I poorly slacklined on Saturday. The first three steps away from the tree are pretty easy. The fourth step is impossible.
posted by spikeleemajortomdickandharryconnickjrmints at 6:24 AM on January 26, 2011


The video confirms a theory I'd formulated about slacklining:

It sounds like one of those things that's way harder than it sounds. CONFIRMED!!

It seems like maybe not a great thing though, honestly, to hammer those fasteners into that thin spire of rock. Seems like it would accelerate the process of erosion big time.
posted by Mister_A at 7:48 AM on January 26, 2011


Good lord I've tried slacklining. You might as well ask me to fly. It's one of the hardest things I've ever been asked to do and if you screw up badly enough you get a whip-crack to the nutsack. And then you fall. So it's impossible and you're physically punished for screwing up.
posted by Baby_Balrog at 9:53 AM on January 26, 2011


I was wondering about the fixed anchors myself. I know the various roping/climbing sports have mixed feelings about this, but that spire did seem like a relatively easy place to simply wrap an anchor around.
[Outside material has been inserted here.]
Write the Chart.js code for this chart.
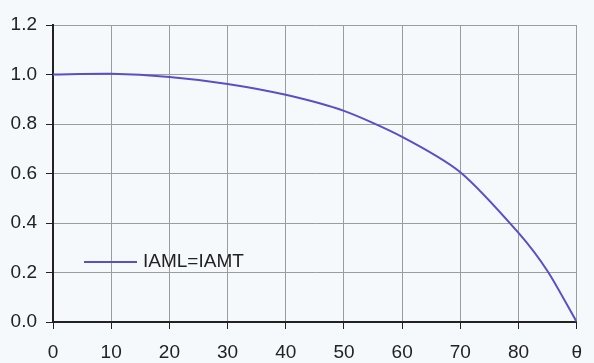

Would that have altered his stability significantly on a slack line?
posted by OHenryPacey at 10:08 AM on January 26, 2011


I understand the route is fully bolted (presumably from back in the day when such things didn't matter, it was originally aid climbed in the 60s). The bit he is slacklining is how you get off the top after climbing the totempole itself, so all the bolts would have been in place.
posted by markr at 3:04 PM on January 26, 2011 [2 favorites]


"I'm having trouble finding the Totempole"
Mountainproject places it here (green arrow).

"If young men in the prime of their lives are capable of such ingenuity, patience, and bravery, why are we not a calmer, more confident, better led society?"

I think of climbing as satisfying my atavistic urges. These attributes served our ancestors well but in the modern world lead more to marginalization than leadership. Traits such as good interpersonal communication, obedience, consistency and conformity take you a lot farther and are found more in abundance on the golf course than the crag.

"We are all of us teetering over a great emptiness."
Indeed. When you boil it down everything in life is empty, climbing is just more directly so.

"Freeballing" the Lost Arrow Spire (NSFW).
posted by Manjusri at 5:59 PM on January 26, 2011 [1 favorite]


"Freeballing" the Lost Arrow Spire vimeo (NSFW).

Woah. I'd say that doing that takes big balls, but we can see that his are quite normal. Not something I'd do, but impressive to watch.
posted by Forktine at 6:31 PM on January 26, 2011


I'm positive slacklining was invented by bored climbers and boulders for something to do on rain days. Regardless, it is quite impressive, as are the rock features at Totem Pole.